__DATASET ROWS__
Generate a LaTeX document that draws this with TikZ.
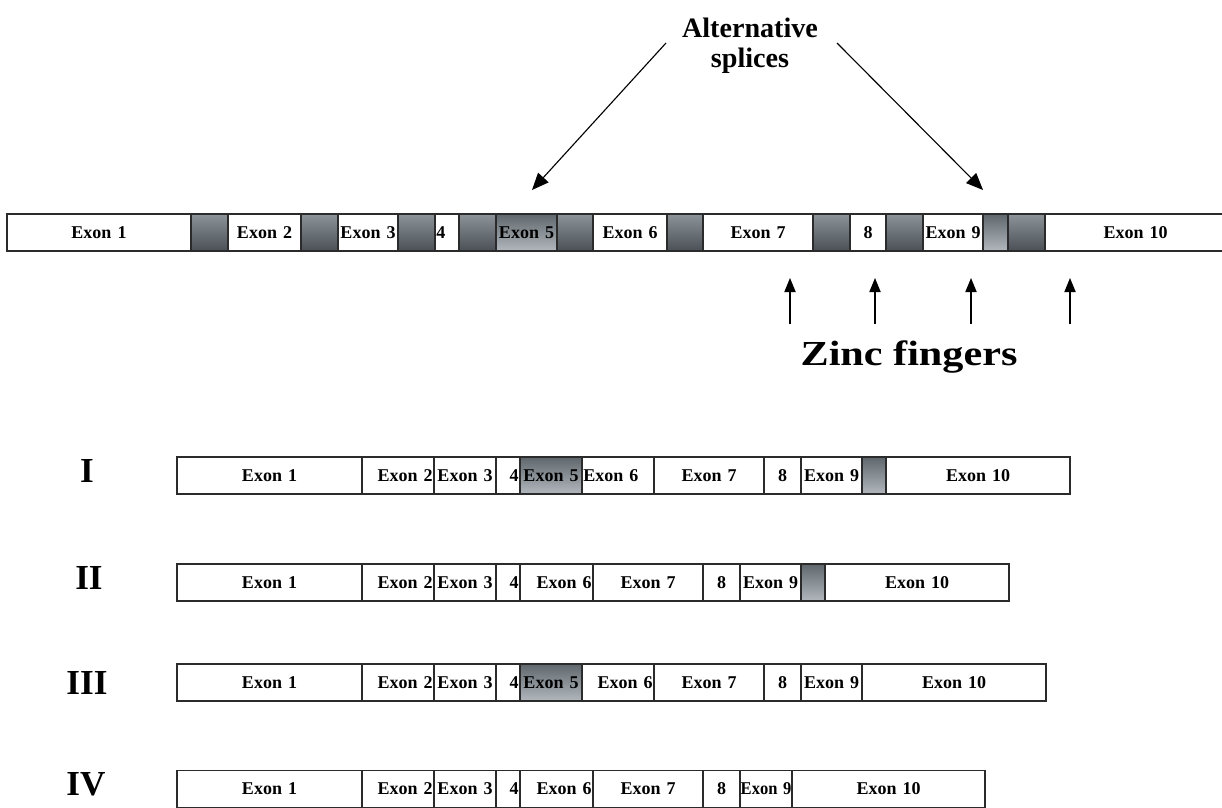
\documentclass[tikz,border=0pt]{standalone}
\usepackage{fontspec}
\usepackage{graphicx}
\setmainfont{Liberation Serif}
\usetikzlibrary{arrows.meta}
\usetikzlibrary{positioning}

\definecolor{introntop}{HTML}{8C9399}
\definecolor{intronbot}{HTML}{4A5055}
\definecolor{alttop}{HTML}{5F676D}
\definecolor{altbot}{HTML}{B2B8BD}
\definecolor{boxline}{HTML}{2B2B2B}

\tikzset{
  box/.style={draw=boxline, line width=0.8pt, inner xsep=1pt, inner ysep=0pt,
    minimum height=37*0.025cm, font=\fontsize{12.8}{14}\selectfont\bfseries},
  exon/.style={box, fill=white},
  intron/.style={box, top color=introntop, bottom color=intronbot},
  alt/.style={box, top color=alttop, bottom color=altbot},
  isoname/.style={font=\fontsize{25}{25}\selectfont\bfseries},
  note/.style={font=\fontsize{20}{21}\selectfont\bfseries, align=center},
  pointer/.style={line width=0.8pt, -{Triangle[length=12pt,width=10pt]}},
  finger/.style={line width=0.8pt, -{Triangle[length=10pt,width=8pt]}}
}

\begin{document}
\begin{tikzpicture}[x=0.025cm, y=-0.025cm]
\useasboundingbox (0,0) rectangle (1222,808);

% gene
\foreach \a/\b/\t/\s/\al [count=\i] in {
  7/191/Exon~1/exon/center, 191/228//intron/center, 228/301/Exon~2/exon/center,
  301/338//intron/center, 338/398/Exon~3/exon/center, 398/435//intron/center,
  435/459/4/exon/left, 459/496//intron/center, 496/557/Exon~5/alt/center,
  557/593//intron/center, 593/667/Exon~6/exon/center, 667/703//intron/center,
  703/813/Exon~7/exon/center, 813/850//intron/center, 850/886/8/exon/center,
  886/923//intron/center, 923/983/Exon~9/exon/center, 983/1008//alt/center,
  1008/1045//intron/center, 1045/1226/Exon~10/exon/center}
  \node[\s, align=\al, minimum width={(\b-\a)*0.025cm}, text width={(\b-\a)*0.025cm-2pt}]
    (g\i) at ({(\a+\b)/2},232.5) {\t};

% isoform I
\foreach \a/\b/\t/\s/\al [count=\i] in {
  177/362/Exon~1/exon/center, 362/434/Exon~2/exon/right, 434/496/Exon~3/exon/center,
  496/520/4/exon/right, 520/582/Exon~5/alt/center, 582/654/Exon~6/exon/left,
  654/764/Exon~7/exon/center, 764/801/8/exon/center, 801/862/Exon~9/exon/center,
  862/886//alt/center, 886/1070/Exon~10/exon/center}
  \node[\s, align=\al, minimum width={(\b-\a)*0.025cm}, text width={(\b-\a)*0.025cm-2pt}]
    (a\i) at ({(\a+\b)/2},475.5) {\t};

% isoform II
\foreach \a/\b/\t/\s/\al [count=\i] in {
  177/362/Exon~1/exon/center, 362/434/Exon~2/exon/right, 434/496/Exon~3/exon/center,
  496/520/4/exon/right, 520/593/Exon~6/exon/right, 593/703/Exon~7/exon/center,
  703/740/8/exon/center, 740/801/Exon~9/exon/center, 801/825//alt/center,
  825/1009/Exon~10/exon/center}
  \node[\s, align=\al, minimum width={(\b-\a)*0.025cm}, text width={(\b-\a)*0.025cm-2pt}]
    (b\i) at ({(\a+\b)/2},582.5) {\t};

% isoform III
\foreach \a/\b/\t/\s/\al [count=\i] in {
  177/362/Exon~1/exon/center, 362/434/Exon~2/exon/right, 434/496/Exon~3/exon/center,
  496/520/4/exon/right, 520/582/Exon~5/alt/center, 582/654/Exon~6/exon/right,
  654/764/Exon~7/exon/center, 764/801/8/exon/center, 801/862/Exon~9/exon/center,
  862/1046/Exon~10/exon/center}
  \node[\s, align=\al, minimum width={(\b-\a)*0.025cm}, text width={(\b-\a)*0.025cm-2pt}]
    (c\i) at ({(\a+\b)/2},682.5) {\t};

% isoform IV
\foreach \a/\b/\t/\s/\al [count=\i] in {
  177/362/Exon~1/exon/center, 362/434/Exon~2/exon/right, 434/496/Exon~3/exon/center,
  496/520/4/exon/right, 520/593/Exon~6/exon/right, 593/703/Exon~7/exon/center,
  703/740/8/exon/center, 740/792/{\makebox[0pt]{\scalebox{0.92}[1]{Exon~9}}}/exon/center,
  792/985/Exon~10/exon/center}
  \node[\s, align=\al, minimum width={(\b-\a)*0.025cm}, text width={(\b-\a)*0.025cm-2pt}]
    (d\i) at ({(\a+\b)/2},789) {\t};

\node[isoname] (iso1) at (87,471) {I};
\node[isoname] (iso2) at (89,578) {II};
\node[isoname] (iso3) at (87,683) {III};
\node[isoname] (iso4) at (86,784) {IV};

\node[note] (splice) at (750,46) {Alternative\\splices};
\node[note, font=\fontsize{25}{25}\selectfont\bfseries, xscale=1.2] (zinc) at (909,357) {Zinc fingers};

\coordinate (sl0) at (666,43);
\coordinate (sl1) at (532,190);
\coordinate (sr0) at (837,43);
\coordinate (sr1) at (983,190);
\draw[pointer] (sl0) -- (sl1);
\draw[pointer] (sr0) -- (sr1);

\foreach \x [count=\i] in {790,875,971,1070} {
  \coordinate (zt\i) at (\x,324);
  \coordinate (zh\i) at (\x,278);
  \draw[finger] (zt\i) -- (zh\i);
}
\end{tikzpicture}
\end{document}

* * *

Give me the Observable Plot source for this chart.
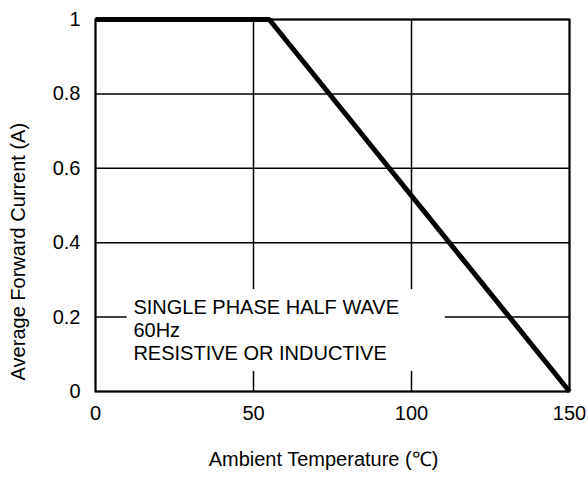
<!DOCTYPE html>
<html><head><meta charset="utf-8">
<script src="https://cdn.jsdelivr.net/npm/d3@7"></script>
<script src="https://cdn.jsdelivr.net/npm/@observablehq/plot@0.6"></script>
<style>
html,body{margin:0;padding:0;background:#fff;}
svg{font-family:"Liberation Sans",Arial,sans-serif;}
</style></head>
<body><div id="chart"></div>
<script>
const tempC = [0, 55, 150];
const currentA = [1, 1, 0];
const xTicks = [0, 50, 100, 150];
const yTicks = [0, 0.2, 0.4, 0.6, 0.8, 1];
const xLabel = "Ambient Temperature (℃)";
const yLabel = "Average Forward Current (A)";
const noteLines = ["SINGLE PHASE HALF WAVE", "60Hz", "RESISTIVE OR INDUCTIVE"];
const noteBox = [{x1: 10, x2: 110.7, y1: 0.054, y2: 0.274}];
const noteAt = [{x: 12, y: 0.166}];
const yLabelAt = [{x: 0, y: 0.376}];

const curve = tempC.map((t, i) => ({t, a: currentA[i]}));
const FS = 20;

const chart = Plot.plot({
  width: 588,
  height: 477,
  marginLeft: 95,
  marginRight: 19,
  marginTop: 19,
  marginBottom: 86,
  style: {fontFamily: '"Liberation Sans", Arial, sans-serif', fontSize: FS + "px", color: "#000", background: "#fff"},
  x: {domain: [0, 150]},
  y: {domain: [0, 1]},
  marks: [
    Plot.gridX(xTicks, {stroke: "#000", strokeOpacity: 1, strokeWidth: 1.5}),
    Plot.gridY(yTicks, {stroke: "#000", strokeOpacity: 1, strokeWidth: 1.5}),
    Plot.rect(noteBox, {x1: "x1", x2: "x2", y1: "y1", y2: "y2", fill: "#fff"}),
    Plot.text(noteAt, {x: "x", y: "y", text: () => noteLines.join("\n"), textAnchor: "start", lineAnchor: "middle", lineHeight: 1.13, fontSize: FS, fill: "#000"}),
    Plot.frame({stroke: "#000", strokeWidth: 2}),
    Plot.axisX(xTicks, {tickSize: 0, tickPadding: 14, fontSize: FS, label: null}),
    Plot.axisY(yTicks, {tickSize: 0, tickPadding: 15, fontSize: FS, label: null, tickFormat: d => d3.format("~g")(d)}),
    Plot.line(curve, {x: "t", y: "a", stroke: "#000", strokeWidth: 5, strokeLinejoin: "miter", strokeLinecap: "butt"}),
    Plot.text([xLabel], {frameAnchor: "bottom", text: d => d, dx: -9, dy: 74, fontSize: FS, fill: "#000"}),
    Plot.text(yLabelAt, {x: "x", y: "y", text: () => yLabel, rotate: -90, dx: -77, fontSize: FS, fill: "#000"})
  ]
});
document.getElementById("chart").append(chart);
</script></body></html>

__YOUR INSTRUCTIONS__
Go through the entries above and copy every line containing "this".

__OUTPUT OF THE EXERCISE__
Generate a LaTeX document that draws this with TikZ.
Give me the Observable Plot source for this chart.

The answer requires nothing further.